Take the lines from the beginning of the material through the line containing "(f1) at (736,287)" and retype them exactly, leaving the pictures out.

:: Raw data

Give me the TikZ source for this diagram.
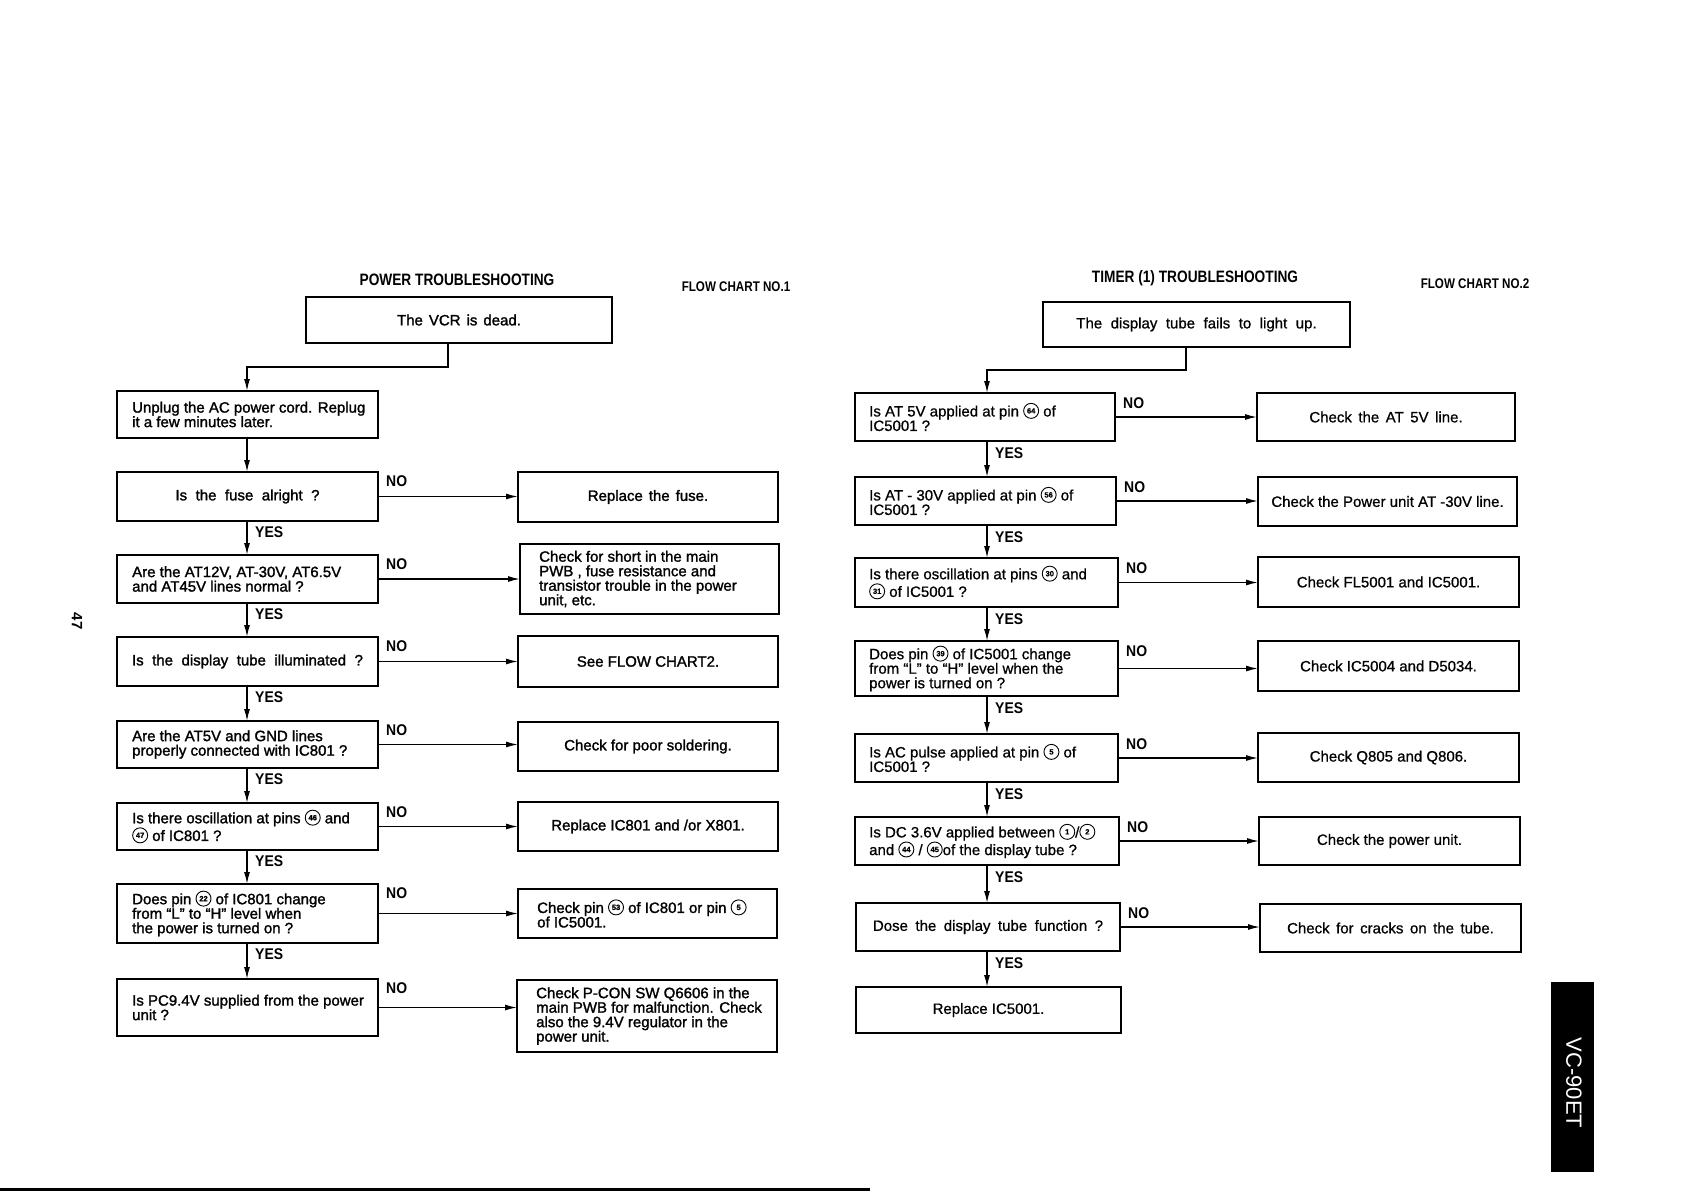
\documentclass[tikz,border=0pt]{standalone}
\usepackage{fontspec}
\setmainfont{Liberation Sans}
\newfontfamily\condf{Liberation Sans}[FakeStretch=0.83]
\newfontfamily\lblf{Liberation Sans}[FakeStretch=0.9]
\newfontfamily\heavyf{Liberation Sans}[FakeBold=1.5]
\newfontfamily\midf{Liberation Sans}[FakeBold=0.8]
\usetikzlibrary{arrows.meta}

\tikzset{
  qbox/.style={draw, line width=1.8pt, inner sep=0pt, outer sep=0pt},
  txtL/.style={inner sep=0pt, font=\heavyf\fontsize{15}{14.5}\selectfont},
  txtR/.style={inner sep=0pt, font=\midf\fontsize{15}{14.5}\selectfont},
  curtxt/.style=txtL,
  lbl/.style={font=\lblf\bfseries\fontsize{15.5}{15.5}\selectfont, inner sep=0pt},
  ttl/.style={font=\condf\bfseries\fontsize{16.5}{16.5}\selectfont, inner sep=0pt},
  fc/.style={font=\condf\bfseries\fontsize{14}{14}\selectfont, inner sep=0pt},
  arr/.style={line width=1.4pt, -{Latex[length=12pt,width=6pt]}},
  pinnode/.style={circle, draw, line width=0.9pt, inner sep=0pt, outer sep=0pt,
    minimum size=15pt, text width={}, align=center,
    font=\fontsize{7.5}{7.5}\bfseries\selectfont, text=black},
}

\newcommand\pin[1]{\tikz[baseline={([yshift=-3pt]P.base)}]\node[pinnode] (P) {#1};}
\newcommand\wsp[2]{{\spaceskip=#1pt plus 1pt\relax #2}}

% #1 xsep, #2 name, #3 x1, #4 y1, #5 x2, #6 y2, #7 c or l, #8 text
\newcommand\bx[8][15]{%
  \pgfmathsetmacro\bw{#5-#3}%
  \pgfmathsetmacro\bh{#6-#4}%
  \node[qbox, anchor=north west, minimum width=\bw pt, minimum height=\bh pt] (#2) at (#3,#4) {};%
  \ifx c#7%
    \node[curtxt, align=center] (#2t) at (#2.center) {#8};%
  \else
    \node[curtxt, align=left, anchor=west] (#2t) at ([xshift=#1pt]#2.west) {#8};%
  \fi}

\begin{document}
\begin{tikzpicture}[x=1pt,y=-1pt]
\fill[white] (0,0) rectangle (1683,1191);
\useasboundingbox (0,0) rectangle (1683,1191);

% ---------------- FLOW CHART 1 ----------------
\node[ttl] (t1) at (457,280) {POWER TROUBLESHOOTING};
\node[fc] (f1) at (736,287) {FLOW CHART NO.1};

\tikzset{curtxt/.style=txtL}
\bx{s1}{306}{297}{612}{343}{c}{\wsp{6}{The VCR is dead.}}
\bx{L1}{117}{391}{378}{438}{l}{Unplug the AC power cord. Replug\\it a few minutes later.}
\bx{L2}{117}{472}{378}{521}{c}{\wsp{8.5}{Is the fuse alright ?}}
\bx{L3}{117}{555}{378}{603}{l}{Are the AT12V, AT-30V, AT6.5V\\and AT45V lines normal ?}
\bx{L4}{117}{637}{378}{686}{c}{\wsp{8.5}{Is the display tube illuminated ?}}
\bx{L5}{117}{721}{378}{768}{l}{Are the AT5V and GND lines\\properly connected with IC801 ?}
\bx{L6}{117}{803}{378}{850}{l}{Is there oscillation at pins \pin{46} and\\\pin{47} of IC801 ?}
\bx{L7}{117}{884}{378}{943}{l}{Does pin \pin{22} of IC801 change\\from “L” to “H” level when\\the power is turned on ?}
\bx{L8}{117}{979}{378}{1036}{l}{Is PC9.4V supplied from the power\\unit ?}

\bx{A1}{518}{472}{778}{522}{c}{\wsp{6}{Replace the fuse.}}
\bx[19]{A2}{520}{544}{779}{614}{l}{Check for short in the main\\PWB , fuse resistance and\\transistor trouble in the power\\unit, etc.}
\bx{A3}{518}{636}{778}{687}{c}{See FLOW CHART2.}
\bx{A4}{518}{722}{778}{771}{c}{Check for poor soldering.}
\bx{A5}{518}{802}{778}{851}{c}{Replace IC801 and /or X801.}
\bx[19]{A6}{518}{889}{777}{938}{l}{Check pin \pin{53} of IC801 or pin \pin{5}\\of IC5001.}
\bx[19]{A7}{517}{980}{777}{1052}{l}{Check P-CON SW Q6606 in the\\main PWB for malfunction. Check\\also the 9.4V regulator in the\\power unit.}

\draw[line width=2.6pt] (s1.north west) rectangle (s1.south east);

\coordinate (colL) at (247,0);
\coordinate (k1) at (448,367);
\coordinate (k2) at (247,367);
\draw[arr] (s1.south -| k1) -- (k1) -- (k2) -- (L1.north -| k2);
\draw[arr] (L1.south -| colL) -- (L2.north -| colL);
\foreach \a/\b in {L2/L3, L3/L4, L4/L5, L5/L6, L6/L7, L7/L8} {
  \draw[arr] (\a.south -| colL) -- (\b.north -| colL);
  \node[lbl, anchor=west] at ([xshift=8pt,yshift=-11pt]\a.south -| colL) {YES};
}
\foreach \q/\r in {L2/A1, L3/A2, L4/A3, L5/A4, L6/A5, L7/A6, L8/A7} {
  \draw[arr] (\q.east) -- (\q.east -| \r.west);
  \node[lbl, anchor=west] at ([xshift=8pt,yshift=-9pt]\q.north east) {NO};
}

% ---------------- FLOW CHART 2 ----------------
\node[ttl] (t2) at (1195,278) {TIMER (1) TROUBLESHOOTING};
\node[fc] (f2) at (1475,284) {FLOW CHART NO.2};

\tikzset{curtxt/.style=txtR}
\bx{s2}{1043}{302}{1350}{347}{c}{\wsp{8.5}{The display tube fails to light up.}}
\bx[14]{R1}{855}{393}{1115}{441}{l}{Is AT 5V applied at pin \pin{64} of\\IC5001 ?}
\bx[14]{R2}{855}{477}{1116}{525}{l}{Is AT - 30V applied at pin \pin{56} of\\IC5001 ?}
\bx[14]{R3}{855}{558}{1118}{607}{l}{Is there oscillation at pins \pin{30} and\\\pin{31} of IC5001 ?}
\bx[14]{R4}{855}{641}{1118}{696}{l}{Does pin \pin{39} of IC5001 change\\from “L” to “H” level when the\\power is turned on ?}
\bx[14]{R5}{855}{734}{1118}{782}{l}{Is AC pulse applied at pin \pin{5} of\\IC5001 ?}
\bx[14]{R6}{855}{817}{1119}{865}{l}{Is DC 3.6V applied between \pin{1}/\pin{2}\\and \pin{44} / \pin{45}of the display tube ?}
\bx{R7}{856}{903}{1120}{951}{c}{\wsp{7.5}{Dose the display tube function ?}}
\bx{R8}{856}{987}{1121}{1033}{c}{Replace IC5001.}

\bx{B1}{1257}{393}{1515}{441}{c}{\wsp{6.5}{Check the AT 5V line.}}
\bx{B2}{1258}{477}{1517}{526}{c}{Check the Power unit AT -30V line.}
\bx{B3}{1258}{557}{1519}{607}{c}{Check FL5001 and IC5001.}
\bx{B4}{1258}{641}{1519}{691}{c}{Check IC5004 and D5034.}
\bx{B5}{1258}{733}{1519}{782}{c}{Check Q805 and Q806.}
\bx{B6}{1259}{817}{1520}{865}{c}{Check the power unit.}
\bx{B7}{1260}{904}{1521}{952}{c}{\wsp{6.5}{Check for cracks on the tube.}}

\draw[line width=2.6pt] (s2.north west) rectangle (s2.south east);

\coordinate (colR) at (987,0);
\coordinate (k3) at (1186,370);
\coordinate (k4) at (987,370);
\draw[arr] (s2.south -| k3) -- (k3) -- (k4) -- (R1.north -| k4);
\foreach \a/\b in {R1/R2, R2/R3, R3/R4, R4/R5, R5/R6, R6/R7, R7/R8} {
  \draw[arr] (\a.south -| colR) -- (\b.north -| colR);
  \node[lbl, anchor=west] at ([xshift=8pt,yshift=-12pt]\a.south -| colR) {YES};
}
\foreach \q/\r in {R1/B1, R2/B2, R3/B3, R4/B4, R5/B5, R6/B6, R7/B7} {
  \draw[arr] (\q.east) -- (\q.east -| \r.west);
  \node[lbl, anchor=west] at ([xshift=8pt,yshift=-10pt]\q.north east) {NO};
}

% ---------------- page furniture ----------------
\node[font=\bfseries\fontsize{15}{15}\selectfont, rotate=-90, inner sep=0pt] (pg) at (77,621) {47};
\fill[black] (1551,982) rectangle (1594,1172);
\node[font=\fontsize{22}{22}\selectfont, text=white, rotate=-90, inner sep=0pt] (vc) at (1574,1083) {VC-90ET};
\draw[line width=3pt] (0,1189.5) -- (870,1189.5);
\end{tikzpicture}
\end{document}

::::

- **Task answer**
Give me the TikZ source for this diagram.
\documentclass[tikz,border=0pt]{standalone}
\usepackage{fontspec}
\setmainfont{Liberation Sans}
\newfontfamily\condf{Liberation Sans}[FakeStretch=0.83]
\newfontfamily\lblf{Liberation Sans}[FakeStretch=0.9]
\newfontfamily\heavyf{Liberation Sans}[FakeBold=1.5]
\newfontfamily\midf{Liberation Sans}[FakeBold=0.8]
\usetikzlibrary{arrows.meta}

\tikzset{
  qbox/.style={draw, line width=1.8pt, inner sep=0pt, outer sep=0pt},
  txtL/.style={inner sep=0pt, font=\heavyf\fontsize{15}{14.5}\selectfont},
  txtR/.style={inner sep=0pt, font=\midf\fontsize{15}{14.5}\selectfont},
  curtxt/.style=txtL,
  lbl/.style={font=\lblf\bfseries\fontsize{15.5}{15.5}\selectfont, inner sep=0pt},
  ttl/.style={font=\condf\bfseries\fontsize{16.5}{16.5}\selectfont, inner sep=0pt},
  fc/.style={font=\condf\bfseries\fontsize{14}{14}\selectfont, inner sep=0pt},
  arr/.style={line width=1.4pt, -{Latex[length=12pt,width=6pt]}},
  pinnode/.style={circle, draw, line width=0.9pt, inner sep=0pt, outer sep=0pt,
    minimum size=15pt, text width={}, align=center,
    font=\fontsize{7.5}{7.5}\bfseries\selectfont, text=black},
}

\newcommand\pin[1]{\tikz[baseline={([yshift=-3pt]P.base)}]\node[pinnode] (P) {#1};}
\newcommand\wsp[2]{{\spaceskip=#1pt plus 1pt\relax #2}}

% #1 xsep, #2 name, #3 x1, #4 y1, #5 x2, #6 y2, #7 c or l, #8 text
\newcommand\bx[8][15]{%
  \pgfmathsetmacro\bw{#5-#3}%
  \pgfmathsetmacro\bh{#6-#4}%
  \node[qbox, anchor=north west, minimum width=\bw pt, minimum height=\bh pt] (#2) at (#3,#4) {};%
  \ifx c#7%
    \node[curtxt, align=center] (#2t) at (#2.center) {#8};%
  \else
    \node[curtxt, align=left, anchor=west] (#2t) at ([xshift=#1pt]#2.west) {#8};%
  \fi}

\begin{document}
\begin{tikzpicture}[x=1pt,y=-1pt]
\fill[white] (0,0) rectangle (1683,1191);
\useasboundingbox (0,0) rectangle (1683,1191);

% ---------------- FLOW CHART 1 ----------------
\node[ttl] (t1) at (457,280) {POWER TROUBLESHOOTING};
\node[fc] (f1) at (736,287) {FLOW CHART NO.1};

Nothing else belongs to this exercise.